Once when I came back into the bedroom darkness after checking on Dad, I heard my Mom’s voice say, You’re just like a ghost. This made me laugh, too. It isn’t my normal pattern, I said, slipping under the covers again.

It was fun to feel the energy of our parents and of Mike, M.A., and I there together after others had left, just as it was great to be with John and everyone else in the whirlwind of the holiday. Each family member, spouses, children, all their own ambassadors of life at this moment. Everyone plays their unique role being themselves. One buys flowers while another cleans. Every smile means the world. We adapt easily with each other, if not always gracefully, and always we laugh a lot at the least provocation.

That evening when we felt we had to call 911 for Dad, our hospital journey began again.

I thought about all the energy between us, the energy his body was using, the love I felt in his innocence and appreciation of the gift of life. Mixed in the week’s gathering I felt the joy and smiles and some laughter, as we always do, but a pronounced sadness lingered and was heavy to walk with, through. I became conscious of how pronounced the physical energies of our lives are – the lists, the chores, the things our minds become so occupied with, that need to BE DONE, as though our lives depend upon them. I also appreciated the flow of how these tasks can be accomplished – as we learn to communicate, as we pick up where another leaves off, as we ask and answer, as we do.

At my mother’s friend’s suggestion, and having time at the hospital, I began to read a borrowed copy of The Shack, a recent “novel” growing in popularity. On the cover of this copy is written this endorsement, “This book has the potential to do for our generation what John Bunyan’s Pilgrim’s Progress did for his. It’s that good!” The story centers on one man’s life experience, a great loss (The Great Sadness) he suffers, and how his experience of God, love, life, and death begin to change. As he enters the scene where his daughter’s tragedy occurs, his world opens into the energy of love and the manifestations of “God” as he will come to know them. So now what am I supposed to do, he asked. You’re not supposed to do anything. You’re free to do whatever you like, the energy character called Jesus says. Don’t go because you feel obligated. That won’t get you any points around here. Go because it’s what you want to do.
After I had read these words, I heard Dad’s voice saying again, What should I do now? Suddenly I had an insight into how my mind has sought answers to life’s questions, and how our training from our many lives as physical beings forgetting that we are energy beings first shapes our thinking to ask What shall I DO now, to help us hear the voices within us that are guiding our energy forces every moment. The function of our matter changes as our thinking changes, and our mind begins to lose its connection to the way our matter moves. We become foreign to ourselves, until we know ourselves as spiritual energy beings.

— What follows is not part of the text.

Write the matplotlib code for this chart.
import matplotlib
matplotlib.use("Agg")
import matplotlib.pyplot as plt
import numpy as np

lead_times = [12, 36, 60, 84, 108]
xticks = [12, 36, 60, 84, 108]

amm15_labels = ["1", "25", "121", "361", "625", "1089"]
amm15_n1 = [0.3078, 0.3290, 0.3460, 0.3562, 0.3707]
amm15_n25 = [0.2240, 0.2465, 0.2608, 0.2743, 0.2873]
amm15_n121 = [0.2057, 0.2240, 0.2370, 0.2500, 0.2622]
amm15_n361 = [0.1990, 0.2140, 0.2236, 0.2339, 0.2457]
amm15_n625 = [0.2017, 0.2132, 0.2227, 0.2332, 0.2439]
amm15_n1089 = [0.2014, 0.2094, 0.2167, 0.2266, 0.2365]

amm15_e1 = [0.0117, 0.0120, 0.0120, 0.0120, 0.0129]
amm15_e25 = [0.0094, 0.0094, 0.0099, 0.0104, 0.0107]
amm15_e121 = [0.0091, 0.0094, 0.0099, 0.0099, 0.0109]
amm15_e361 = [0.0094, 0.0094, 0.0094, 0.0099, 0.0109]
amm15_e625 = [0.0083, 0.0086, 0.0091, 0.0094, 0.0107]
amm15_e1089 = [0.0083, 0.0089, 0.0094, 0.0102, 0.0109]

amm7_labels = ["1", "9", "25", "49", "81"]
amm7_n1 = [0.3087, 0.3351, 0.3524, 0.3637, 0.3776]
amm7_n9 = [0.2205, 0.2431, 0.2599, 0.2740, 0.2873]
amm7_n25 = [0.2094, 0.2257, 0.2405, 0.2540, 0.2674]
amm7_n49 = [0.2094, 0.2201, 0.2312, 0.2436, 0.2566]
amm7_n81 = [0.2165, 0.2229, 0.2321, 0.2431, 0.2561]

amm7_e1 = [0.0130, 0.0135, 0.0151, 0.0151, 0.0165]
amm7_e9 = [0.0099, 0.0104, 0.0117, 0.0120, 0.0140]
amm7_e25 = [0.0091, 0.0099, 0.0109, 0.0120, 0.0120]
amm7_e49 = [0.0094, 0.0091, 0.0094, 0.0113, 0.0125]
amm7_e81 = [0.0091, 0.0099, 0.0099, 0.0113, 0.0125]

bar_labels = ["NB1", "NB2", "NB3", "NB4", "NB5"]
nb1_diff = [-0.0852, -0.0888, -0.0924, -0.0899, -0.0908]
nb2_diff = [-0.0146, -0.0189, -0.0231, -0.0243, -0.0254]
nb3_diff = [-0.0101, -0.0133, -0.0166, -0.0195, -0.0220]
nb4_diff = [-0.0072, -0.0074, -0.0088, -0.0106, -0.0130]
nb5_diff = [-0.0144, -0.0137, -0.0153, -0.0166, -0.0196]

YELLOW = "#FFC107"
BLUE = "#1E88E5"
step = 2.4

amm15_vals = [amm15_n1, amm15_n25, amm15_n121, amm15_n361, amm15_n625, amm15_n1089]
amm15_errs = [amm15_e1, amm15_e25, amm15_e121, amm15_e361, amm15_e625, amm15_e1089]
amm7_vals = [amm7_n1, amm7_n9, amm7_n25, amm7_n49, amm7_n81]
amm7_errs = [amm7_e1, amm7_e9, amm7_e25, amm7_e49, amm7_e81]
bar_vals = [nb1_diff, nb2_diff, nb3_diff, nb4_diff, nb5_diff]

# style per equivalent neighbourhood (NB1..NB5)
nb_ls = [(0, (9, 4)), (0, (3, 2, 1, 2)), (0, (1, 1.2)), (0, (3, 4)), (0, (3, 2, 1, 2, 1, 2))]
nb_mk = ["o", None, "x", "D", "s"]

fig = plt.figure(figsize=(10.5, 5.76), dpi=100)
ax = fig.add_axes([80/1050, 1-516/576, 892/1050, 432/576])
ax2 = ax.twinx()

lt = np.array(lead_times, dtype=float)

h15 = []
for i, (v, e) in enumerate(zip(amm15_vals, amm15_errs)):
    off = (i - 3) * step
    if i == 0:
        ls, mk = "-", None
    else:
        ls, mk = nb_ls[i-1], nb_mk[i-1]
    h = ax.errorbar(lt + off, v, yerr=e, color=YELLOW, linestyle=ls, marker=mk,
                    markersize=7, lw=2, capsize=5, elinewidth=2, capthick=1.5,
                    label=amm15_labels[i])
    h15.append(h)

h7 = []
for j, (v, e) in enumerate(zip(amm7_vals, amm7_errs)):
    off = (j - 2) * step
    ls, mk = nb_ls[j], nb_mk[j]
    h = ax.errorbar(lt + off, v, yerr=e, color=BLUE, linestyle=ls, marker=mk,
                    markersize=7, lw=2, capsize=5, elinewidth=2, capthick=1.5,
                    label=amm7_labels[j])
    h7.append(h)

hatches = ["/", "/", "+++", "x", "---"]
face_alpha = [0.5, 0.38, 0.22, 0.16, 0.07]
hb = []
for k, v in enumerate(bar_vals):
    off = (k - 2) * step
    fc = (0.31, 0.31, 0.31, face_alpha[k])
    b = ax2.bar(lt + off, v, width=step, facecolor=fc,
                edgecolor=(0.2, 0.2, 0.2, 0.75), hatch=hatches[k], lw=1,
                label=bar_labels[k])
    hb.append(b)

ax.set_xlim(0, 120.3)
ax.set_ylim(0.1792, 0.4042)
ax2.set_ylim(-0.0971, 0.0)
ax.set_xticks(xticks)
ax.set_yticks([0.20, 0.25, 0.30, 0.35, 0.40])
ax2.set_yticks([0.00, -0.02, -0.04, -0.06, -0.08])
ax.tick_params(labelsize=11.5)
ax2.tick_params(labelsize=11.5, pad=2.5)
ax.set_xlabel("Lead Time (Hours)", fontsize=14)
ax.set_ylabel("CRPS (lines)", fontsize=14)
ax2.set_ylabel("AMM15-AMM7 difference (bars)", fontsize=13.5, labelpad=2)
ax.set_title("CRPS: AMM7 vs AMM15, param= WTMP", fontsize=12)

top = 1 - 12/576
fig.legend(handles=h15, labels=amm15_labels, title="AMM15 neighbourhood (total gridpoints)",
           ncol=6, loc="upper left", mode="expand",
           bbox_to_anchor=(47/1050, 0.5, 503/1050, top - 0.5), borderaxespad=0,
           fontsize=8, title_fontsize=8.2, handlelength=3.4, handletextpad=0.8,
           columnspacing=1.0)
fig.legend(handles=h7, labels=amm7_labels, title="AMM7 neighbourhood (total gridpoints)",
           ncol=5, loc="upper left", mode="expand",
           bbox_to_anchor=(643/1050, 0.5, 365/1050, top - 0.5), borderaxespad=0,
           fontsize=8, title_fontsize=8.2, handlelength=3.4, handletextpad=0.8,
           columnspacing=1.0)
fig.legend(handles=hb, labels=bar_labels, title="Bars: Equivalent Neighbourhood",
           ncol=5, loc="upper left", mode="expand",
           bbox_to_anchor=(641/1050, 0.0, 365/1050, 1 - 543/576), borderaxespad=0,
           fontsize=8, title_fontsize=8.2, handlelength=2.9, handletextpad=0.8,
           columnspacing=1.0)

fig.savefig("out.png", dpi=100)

The help and support we have experienced as a family has been wonderful. The list is long, and continues. For example, church members signed up to stay with Dad as he recuperates. His Sunday School class came to his hospital room on Sunday so he could "be there." He was delighted. He is eager to go home. What do I do to make that happen? he asks, his resolve firm in the moment. Focus on moving, I say, with full love, a little at a time. We use our energy to go where we want to go. I am thankful.